The experimental tree will be moving away from long form haplgroup names in the near future. This will help to reduce the confusion caused by the change.
The HR prefix is simply an abbreviation for haplogroup-r.org. These variants have been placed into the experimental tree without a known name. Since using (chromosome) position [ancestral]->[derived] formats tend to get very long when including long insertion or deletion events, a placeholder name is assigned to all shared variants in the tree. Information about the coordinates can be found by searching the variant index.
When a formal research study or direct-to-consumer lab assigns a name to an HR variant and submits the information to ybrowse.org the HR name is retired. Therefore, it is not recommended to use these names outside discussion of this experimental tree.
The coverage area histograms show the regions in the BAM, which have 4 or more reads between chrY:2,500,000 and chrY:27,100,000. This block represents the bulk of the known Y chromosome on GRCh38. Each horizontal pixel represents 3,000 bases.
The bands are color coded in green or red. Green represents no more than 10% of the reads have a PHRED-scaled alignment quality less than 10. Roughly speaking we can assume a 0.01% chance all of the reads have been assigned to the wrong location. Red represents all other locations with more than three reads. We may find phylogentically important markers in these regions, but cannot be sure of the actual location on the chromosome.
The preferred data formats for submission are BAM, CRAM or FASTQ files for Next Generation Sequencing tests. Having the raw data available allows the reads to be aligned to the most recent human genome reference. The current reference version is GRCh38 dated 2013-12-17 available from the 1000 Genomes Project. This allows us to compare with over 200 samples in the repository without realigning their data. As future reference builds are released, we plan to continue realigning the entire library.
Due to the size of the files being uploaded, the source of the files must be a web hosted site allowing retrieval from a URL. This capacity is provided by most labs with a limited time-window. You can also use a file sharing service like DropBox or Google Drive. Both services allow free basic accounts which can hold between 3 and 4 Big Y BAMs. Professional accounts may be required for a 30x WGS file.
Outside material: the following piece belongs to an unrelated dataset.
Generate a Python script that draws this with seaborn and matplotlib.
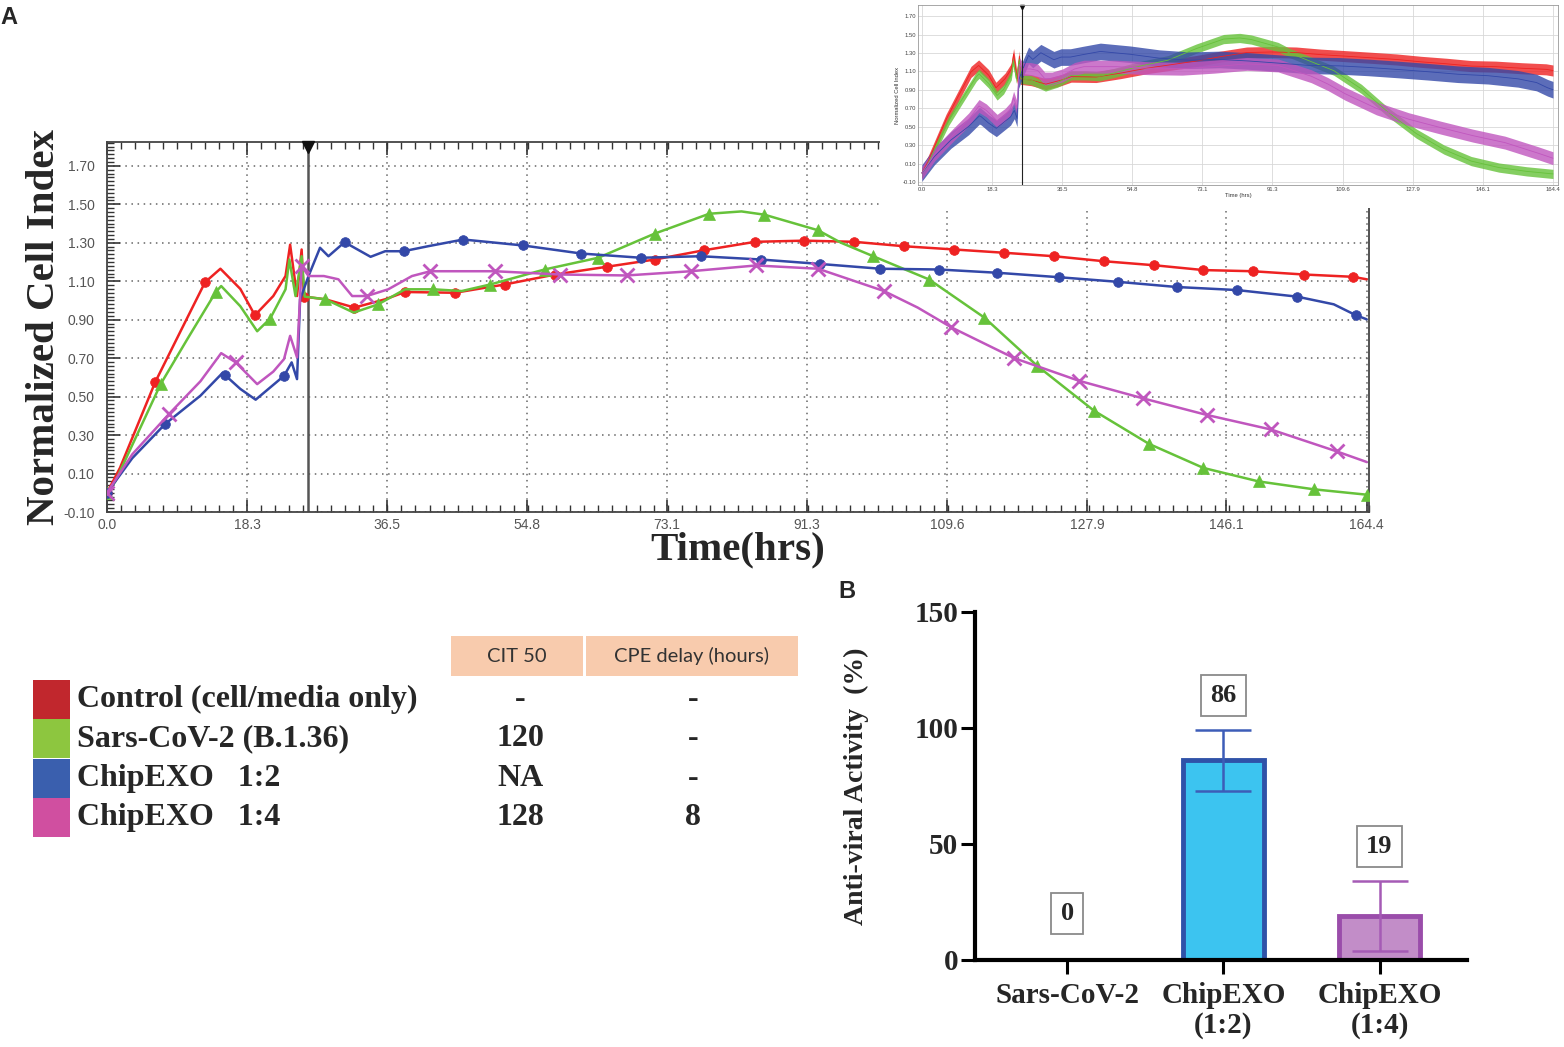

Please submit using the Submission Tool. Allow between four to six weeks for the free analysis results to be fully integrated.
You can also submit the vendor analysis files provided by your testing company via email. Supported formats include:
Please use the Y-DNA Warehouse to contribute the call files.
Raw data importers have been created for each of these test types and can be included. The Chromo2 and Geno2 tests continue to be beneficial for establishing branching with features lying outside the most popular NGS test, Big Y. The autosomal oriented tests intended for genetic matching have a much more limited selection of Y DNA SNPs tested. They can be included but usually will not be displayed in the tree.
Please use the Y-DNA Warehouse to contribute the call files.
The Experimental Tree provides the capability to report several details about a kit. Search for the kit# of interest and click the button. A popup will appear with details on lab IDs, surname, origin, BAM coverage summary, and private mutation details.
The private variants table list details of position, any known names, and scoring information. The GRCh38 Coord is the position recorded in the haplogroup-r.org database. The GRCh37 Coord is the more common location used by testing laboratories. Use this definition when requesting they add new tests. Names represent any existing matches found in ybrowse.org
. The Depth column reports the number of reads with the derived allele present. This is systematically limited to having at least four derived reads. The Likelihood column is a measure of how certain the genotype caller is the variant exists. The report requires at least 90% (or a 10% chance of being false positive.) The Source column indicates the genotype caller used. Finally, the combBED column indicates if the variant exists in the Big Y target regions. Future updates will report if the variant is contained in the Poznik "Gold Regions" instead.